-- Begin Input data --
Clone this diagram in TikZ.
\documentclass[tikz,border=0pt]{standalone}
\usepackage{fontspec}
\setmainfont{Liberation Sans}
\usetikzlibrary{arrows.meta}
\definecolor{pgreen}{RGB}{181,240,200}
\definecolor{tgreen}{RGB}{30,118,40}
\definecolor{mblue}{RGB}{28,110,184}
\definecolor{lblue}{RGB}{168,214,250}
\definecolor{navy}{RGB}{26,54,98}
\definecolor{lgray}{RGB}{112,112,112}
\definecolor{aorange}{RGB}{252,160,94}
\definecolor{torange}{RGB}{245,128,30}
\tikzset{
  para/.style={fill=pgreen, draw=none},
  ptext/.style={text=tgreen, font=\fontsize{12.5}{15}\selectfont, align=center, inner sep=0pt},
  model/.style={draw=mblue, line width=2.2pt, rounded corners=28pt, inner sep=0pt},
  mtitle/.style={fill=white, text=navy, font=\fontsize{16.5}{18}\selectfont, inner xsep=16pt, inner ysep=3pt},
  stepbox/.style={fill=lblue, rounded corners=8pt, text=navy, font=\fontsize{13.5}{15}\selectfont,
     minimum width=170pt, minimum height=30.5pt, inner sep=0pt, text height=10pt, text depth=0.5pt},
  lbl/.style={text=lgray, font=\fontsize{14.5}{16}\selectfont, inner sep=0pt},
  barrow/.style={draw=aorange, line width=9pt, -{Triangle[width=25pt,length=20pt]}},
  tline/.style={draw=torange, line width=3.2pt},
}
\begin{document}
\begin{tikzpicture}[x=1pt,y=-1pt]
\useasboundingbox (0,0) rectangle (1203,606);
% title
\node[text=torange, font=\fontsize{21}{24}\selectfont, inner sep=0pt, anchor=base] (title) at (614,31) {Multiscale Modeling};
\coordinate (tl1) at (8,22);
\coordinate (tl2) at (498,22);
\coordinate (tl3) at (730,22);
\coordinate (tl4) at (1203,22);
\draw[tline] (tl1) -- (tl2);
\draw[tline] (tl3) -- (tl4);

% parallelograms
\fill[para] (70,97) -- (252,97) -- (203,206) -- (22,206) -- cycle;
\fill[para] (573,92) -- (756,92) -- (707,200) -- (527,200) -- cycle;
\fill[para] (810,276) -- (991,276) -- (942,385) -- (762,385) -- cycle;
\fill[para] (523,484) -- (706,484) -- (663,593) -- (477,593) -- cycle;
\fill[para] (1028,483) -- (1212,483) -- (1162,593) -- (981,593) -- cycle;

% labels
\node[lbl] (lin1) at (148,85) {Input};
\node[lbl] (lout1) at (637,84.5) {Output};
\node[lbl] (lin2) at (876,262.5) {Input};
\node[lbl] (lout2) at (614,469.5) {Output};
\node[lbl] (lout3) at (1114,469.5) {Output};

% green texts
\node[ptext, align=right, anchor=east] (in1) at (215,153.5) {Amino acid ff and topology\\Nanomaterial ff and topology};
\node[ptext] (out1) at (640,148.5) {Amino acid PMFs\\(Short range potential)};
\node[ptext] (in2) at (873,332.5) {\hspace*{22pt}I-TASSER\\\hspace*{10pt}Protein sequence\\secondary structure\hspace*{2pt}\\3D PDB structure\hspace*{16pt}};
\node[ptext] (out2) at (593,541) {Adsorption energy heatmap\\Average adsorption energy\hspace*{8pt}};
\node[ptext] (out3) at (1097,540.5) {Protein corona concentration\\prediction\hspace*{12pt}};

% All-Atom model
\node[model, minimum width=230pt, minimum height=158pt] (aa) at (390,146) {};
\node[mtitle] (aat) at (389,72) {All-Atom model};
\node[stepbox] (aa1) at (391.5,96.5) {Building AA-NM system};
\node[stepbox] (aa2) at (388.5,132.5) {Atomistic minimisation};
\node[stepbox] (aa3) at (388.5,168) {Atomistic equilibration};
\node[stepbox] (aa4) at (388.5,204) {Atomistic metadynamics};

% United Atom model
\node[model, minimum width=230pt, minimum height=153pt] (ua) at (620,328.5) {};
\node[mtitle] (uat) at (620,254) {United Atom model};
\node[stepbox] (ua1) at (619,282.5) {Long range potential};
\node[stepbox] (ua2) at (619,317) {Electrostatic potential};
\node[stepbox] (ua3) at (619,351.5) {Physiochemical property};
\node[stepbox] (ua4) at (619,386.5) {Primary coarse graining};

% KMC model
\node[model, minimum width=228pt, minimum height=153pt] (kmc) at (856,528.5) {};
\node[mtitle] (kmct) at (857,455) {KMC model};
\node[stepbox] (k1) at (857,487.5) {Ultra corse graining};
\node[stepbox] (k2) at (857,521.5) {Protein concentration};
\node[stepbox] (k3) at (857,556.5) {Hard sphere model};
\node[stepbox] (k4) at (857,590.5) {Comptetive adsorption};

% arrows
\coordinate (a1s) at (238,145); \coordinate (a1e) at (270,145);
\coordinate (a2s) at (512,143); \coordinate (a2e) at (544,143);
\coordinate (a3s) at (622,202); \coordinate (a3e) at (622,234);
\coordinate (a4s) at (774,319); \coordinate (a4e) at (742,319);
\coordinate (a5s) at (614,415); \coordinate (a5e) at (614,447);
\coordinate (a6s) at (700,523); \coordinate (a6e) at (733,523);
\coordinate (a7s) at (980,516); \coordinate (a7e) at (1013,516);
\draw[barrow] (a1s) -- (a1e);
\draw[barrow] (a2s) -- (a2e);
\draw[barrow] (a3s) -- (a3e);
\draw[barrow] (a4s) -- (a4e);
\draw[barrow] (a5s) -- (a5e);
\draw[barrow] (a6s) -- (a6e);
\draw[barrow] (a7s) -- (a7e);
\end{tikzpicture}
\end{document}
-- End Input data --
-- Begin Input data --
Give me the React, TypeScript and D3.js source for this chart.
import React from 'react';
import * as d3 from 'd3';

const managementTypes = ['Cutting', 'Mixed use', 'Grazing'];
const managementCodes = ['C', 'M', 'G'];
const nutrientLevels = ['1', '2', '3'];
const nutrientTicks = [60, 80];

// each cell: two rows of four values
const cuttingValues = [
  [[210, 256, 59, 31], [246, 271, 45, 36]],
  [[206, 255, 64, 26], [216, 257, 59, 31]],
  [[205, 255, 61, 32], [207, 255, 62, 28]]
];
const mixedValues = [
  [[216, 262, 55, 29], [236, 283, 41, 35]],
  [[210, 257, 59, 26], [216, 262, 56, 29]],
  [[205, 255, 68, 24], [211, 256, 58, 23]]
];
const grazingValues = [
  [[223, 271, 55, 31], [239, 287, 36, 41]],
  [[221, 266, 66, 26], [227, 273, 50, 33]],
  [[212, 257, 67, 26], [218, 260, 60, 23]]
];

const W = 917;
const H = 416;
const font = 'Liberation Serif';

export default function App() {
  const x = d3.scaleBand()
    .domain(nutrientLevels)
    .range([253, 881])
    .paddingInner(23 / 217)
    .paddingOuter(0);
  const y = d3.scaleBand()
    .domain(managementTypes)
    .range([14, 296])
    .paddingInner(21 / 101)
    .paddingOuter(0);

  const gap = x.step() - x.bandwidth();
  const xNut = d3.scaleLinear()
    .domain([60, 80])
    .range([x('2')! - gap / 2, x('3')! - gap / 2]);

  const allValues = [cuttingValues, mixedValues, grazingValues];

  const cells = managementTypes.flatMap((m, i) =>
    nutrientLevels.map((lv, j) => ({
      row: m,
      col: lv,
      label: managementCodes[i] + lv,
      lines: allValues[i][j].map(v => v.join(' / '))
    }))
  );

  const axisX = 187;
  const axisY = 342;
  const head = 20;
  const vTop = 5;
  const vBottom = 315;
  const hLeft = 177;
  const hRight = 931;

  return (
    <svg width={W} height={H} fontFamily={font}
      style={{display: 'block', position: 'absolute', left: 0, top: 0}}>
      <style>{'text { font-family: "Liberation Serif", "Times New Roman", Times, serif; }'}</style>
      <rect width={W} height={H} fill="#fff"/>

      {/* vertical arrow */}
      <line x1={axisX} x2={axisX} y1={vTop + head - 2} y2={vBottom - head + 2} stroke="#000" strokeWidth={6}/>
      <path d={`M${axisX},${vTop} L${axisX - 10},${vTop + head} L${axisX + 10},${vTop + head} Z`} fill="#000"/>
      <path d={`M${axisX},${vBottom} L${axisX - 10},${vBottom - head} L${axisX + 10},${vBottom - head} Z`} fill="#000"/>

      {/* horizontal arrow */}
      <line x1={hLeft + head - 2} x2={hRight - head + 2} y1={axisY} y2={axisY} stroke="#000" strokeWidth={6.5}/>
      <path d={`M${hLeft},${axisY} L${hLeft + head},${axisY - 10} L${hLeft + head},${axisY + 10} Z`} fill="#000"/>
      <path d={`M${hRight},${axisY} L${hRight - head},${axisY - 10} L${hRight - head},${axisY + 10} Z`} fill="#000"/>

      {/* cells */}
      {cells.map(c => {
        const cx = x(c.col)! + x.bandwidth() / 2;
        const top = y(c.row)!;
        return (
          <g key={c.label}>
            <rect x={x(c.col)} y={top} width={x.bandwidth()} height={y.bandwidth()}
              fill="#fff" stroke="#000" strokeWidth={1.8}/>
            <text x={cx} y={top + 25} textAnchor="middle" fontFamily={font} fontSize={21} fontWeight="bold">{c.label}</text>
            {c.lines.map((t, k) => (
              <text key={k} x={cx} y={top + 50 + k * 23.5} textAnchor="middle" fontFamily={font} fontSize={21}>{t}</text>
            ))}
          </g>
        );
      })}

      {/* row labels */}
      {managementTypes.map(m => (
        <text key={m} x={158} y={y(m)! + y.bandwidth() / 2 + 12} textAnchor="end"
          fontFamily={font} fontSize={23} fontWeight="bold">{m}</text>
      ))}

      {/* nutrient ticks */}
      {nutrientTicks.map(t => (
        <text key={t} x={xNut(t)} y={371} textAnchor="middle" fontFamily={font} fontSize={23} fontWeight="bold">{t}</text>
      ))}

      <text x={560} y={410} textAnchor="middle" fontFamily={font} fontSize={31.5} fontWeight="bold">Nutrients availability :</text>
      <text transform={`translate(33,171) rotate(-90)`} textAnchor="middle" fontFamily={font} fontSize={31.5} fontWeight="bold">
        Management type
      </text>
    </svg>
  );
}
-- End Input data --
Goal
State how many lines include the string "this", and nothing more.

Problem solution
2